Ces Fleuves noirs, assurément pas tranquilles, malgré une redondance rythmique de nature à rassurer, semblent dissimuler quelque chose de malsain et d’indicible, planqué sous les ronces. Prêt à surgir. Cette basse, des plus directives, n’en finit plus de nous asséner ses vérités avec force persuasion. Ça rentre à coups de burin. La guitare, elle, se balade, où bon lui semble. « This is Mike » ne cesse de faire les présentations. Et se voudrait presque groovy. On se remémore au loin The Guru Guru et sa folie contagieuse. Avec des paroles, une assise cohérente, relativement stable, c’est bien là le morceau le plus académique, bien qu’un peu tordu. Pour ne pas dire timbré. On n’ira pas jusqu’à suggérer que ces Lillois le sont (timbrés) mais ils ont indéniablement en eux de multiples personnalités, ce qui les rend parfaitement uniques. Car Fleuves noirs, c’est une noise aventureuse, saupoudrée de tout un tas d’expérimentations, passée dans un filtre volontiers indus, confrontée à une multitude d’imprévus. Fleuves noirs est l’antithèse de la banalité, et c’est déjà une belle victoire de nos jours, où le préfabriqué est encensé. Le chaos fait loi, la ligne directrice est mouvante, s’efface au gré des humeurs.

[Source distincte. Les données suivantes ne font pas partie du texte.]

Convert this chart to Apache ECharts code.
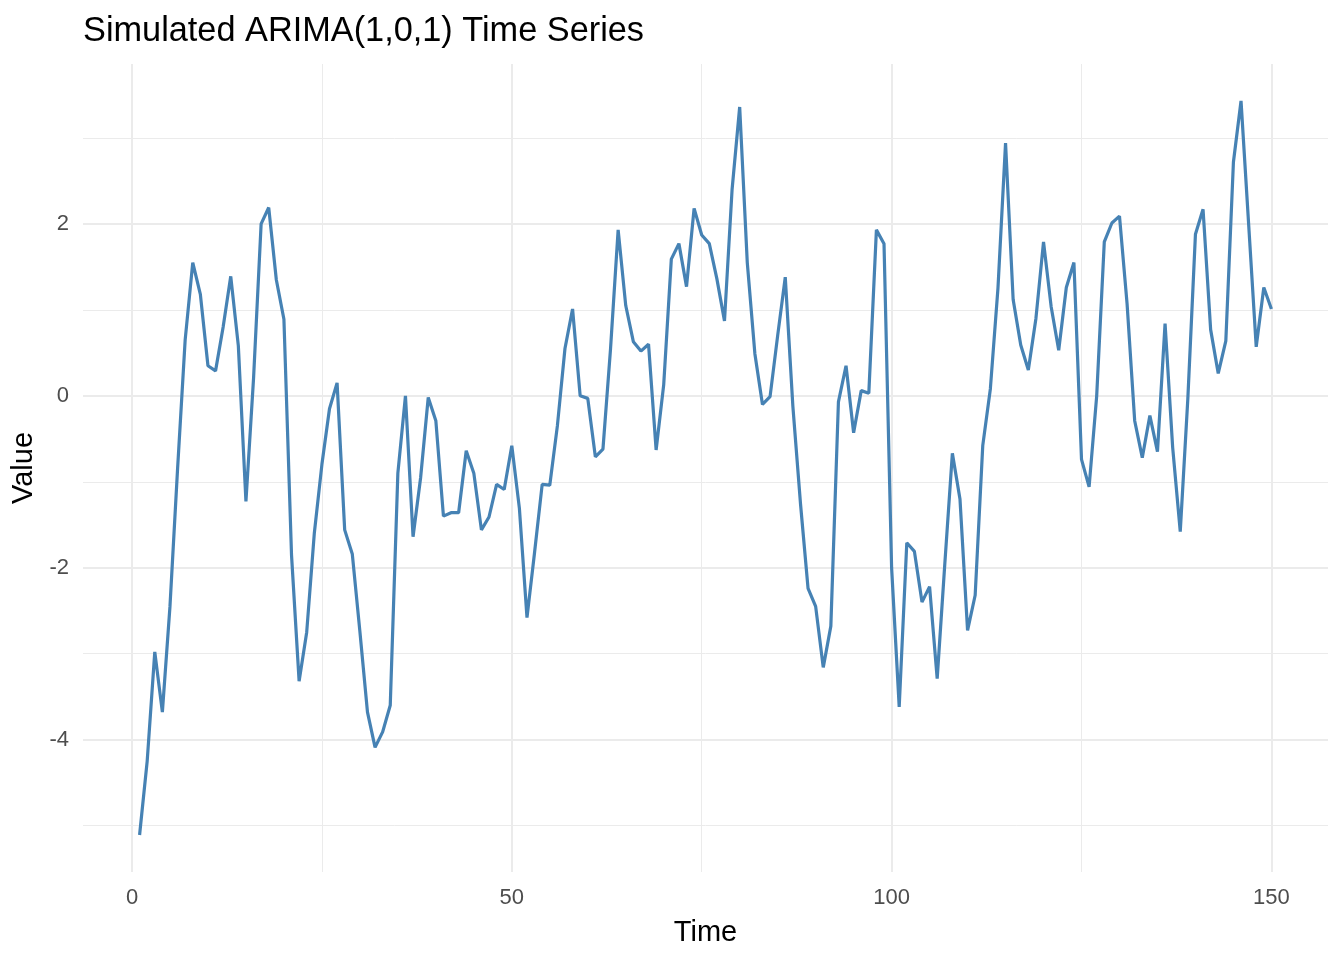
<!DOCTYPE html>
<html>
<head>
<meta charset="utf-8">
<title>Simulated ARIMA(1,0,1) Time Series</title>
<script src="https://cdn.jsdelivr.net/npm/echarts@6.0.0/dist/echarts.min.js"></script>
<style>
  html, body { margin: 0; padding: 0; background: #fff; }
  #chart { width: 1344px; height: 960px; }
</style>
</head>
<body>
<div id="chart"></div>
<script>
// time index 1..150
const times = Array.from({ length: 150 }, (_, i) => i + 1)

// values
const values = [
  -5.11, -4.25, -2.98, -3.68, -2.45, -0.85, 0.65, 1.55, 1.18, 0.35,
  0.29, 0.8, 1.39, 0.58, -1.23, 0.2, 2.0, 2.19, 1.35, 0.89,
  -1.85, -3.32, -2.75, -1.6, -0.8, -0.15, 0.15, -1.56, -1.84, -2.74,
  -3.68, -4.09, -3.91, -3.6, -0.9, 0.0, -1.64, -0.95, -0.02, -0.29,
  -1.4, -1.36, -1.36, -0.64, -0.9, -1.56, -1.41, -1.03, -1.09, -0.58,
  -1.31, -2.58, -1.82, -1.03, -1.04, -0.35, 0.55, 1.01, 0.0, -0.03,
  -0.71, -0.62, 0.55, 1.93, 1.05, 0.63, 0.52, 0.6, -0.63, 0.13,
  1.59, 1.77, 1.27, 2.18, 1.87, 1.77, 1.36, 0.87, 2.4, 3.36,
  1.55, 0.49, -0.1, -0.01, 0.7, 1.38, -0.12, -1.25, -2.24, -2.45,
  -3.16, -2.68, -0.07, 0.35, -0.43, 0.06, 0.03, 1.93, 1.77, -2.0,
  -3.62, -1.71, -1.81, -2.4, -2.22, -3.29, -1.96, -0.67, -1.2, -2.73,
  -2.32, -0.58, 0.08, 1.25, 2.94, 1.12, 0.59, 0.3, 0.9, 1.79,
  1.04, 0.53, 1.26, 1.55, -0.74, -1.06, 0.0, 1.79, 2.01, 2.09,
  1.07, -0.29, -0.72, -0.23, -0.65, 0.84, -0.6, -1.58, -0.03, 1.88,
  2.17, 0.77, 0.26, 0.64, 2.72, 3.43, 2.0, 0.57, 1.26, 1.01
]

// tick positions (major carry labels, minor are grid only)
const xMajorTicks = [0, 50, 100, 150]
const xMinorTicks = [25, 75, 125]
const yMajorTicks = [-4, -2, 0, 2]
const yMinorTicks = [-5, -3, -1, 1, 3]

// ggplot-style 5% expansion around the data
const xMin = -6.45
const xMax = 157.45
const yMin = -5.54
const yMax = 3.86

const FONT = "'Liberation Sans', Arial, sans-serif"
const GRID_COLOR = '#ebebeb'

const makeAxis = (dim, min, max, ticks, major) => {
  const axis = {
    type: 'value',
    min,
    max,
    axisLine: { show: false },
    axisTick: { show: false, customValues: ticks },
    splitLine: {
      show: true,
      lineStyle: { color: GRID_COLOR, width: major ? 2 : 1 }
    },
    axisLabel: { show: false }
  }
  if (major) {
    axis.axisLabel = {
      show: true,
      customValues: ticks,
      color: '#4d4d4d',
      fontSize: 22,
      fontFamily: FONT,
      margin: dim === 'x' ? 15 : 14
    }
  }
  return axis
}

const xAxisMajor = makeAxis('x', xMin, xMax, xMajorTicks, true)
xAxisMajor.name = 'Time'
xAxisMajor.nameLocation = 'middle'
xAxisMajor.nameGap = 46
xAxisMajor.nameTextStyle = { fontSize: 29, color: '#000', fontFamily: FONT }

const yAxisMajor = makeAxis('y', yMin, yMax, yMajorTicks, true)
yAxisMajor.name = 'Value'
yAxisMajor.nameLocation = 'middle'
yAxisMajor.nameGap = 33
yAxisMajor.nameRotate = 90
yAxisMajor.nameTextStyle = { fontSize: 29, color: '#000', fontFamily: FONT }

const chart = echarts.init(document.getElementById('chart'), null, { renderer: 'canvas' })

chart.setOption({
  backgroundColor: '#ffffff',
  animation: false,
  title: {
    text: 'Simulated ARIMA(1,0,1) Time Series',
    left: 78,
    top: 10,
    textStyle: { fontSize: 34.3, fontWeight: 'normal', color: '#000', fontFamily: FONT }
  },
  grid: { left: 83, right: 16, top: 64, bottom: 88, containLabel: false },
  xAxis: [xAxisMajor, makeAxis('x', xMin, xMax, xMinorTicks, false)],
  yAxis: [yAxisMajor, makeAxis('y', yMin, yMax, yMinorTicks, false)],
  series: [
    {
      type: 'line',
      data: times.map((t, i) => [t, values[i]]),
      showSymbol: false,
      symbol: 'none',
      clip: false,
      lineStyle: { color: '#4682b4', width: 3.2 }
    }
  ]
})

window.addEventListener('resize', () => {
  chart.resize()
})
</script>
</body>
</html>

Y’a plus de respect ma bonne dame ? Bien au contraire. Aussi obsédant qu’éprouvant, Respecte toi (qui fait suite à Respecte moi) est un disque hautement communicatif, qui incite à s’emparer d’un bâton de sorcier et se livrer à notre tour à cette danse chamanique. À sauter à cloche-pied, jamais du même. Sans calcul, sans pression, la truffe au vent. En suivant le guide, qui a l’air toujours un peu paumé, prend un malin plaisir à s’égarer en chemin, mais nous mène toujours à bon port.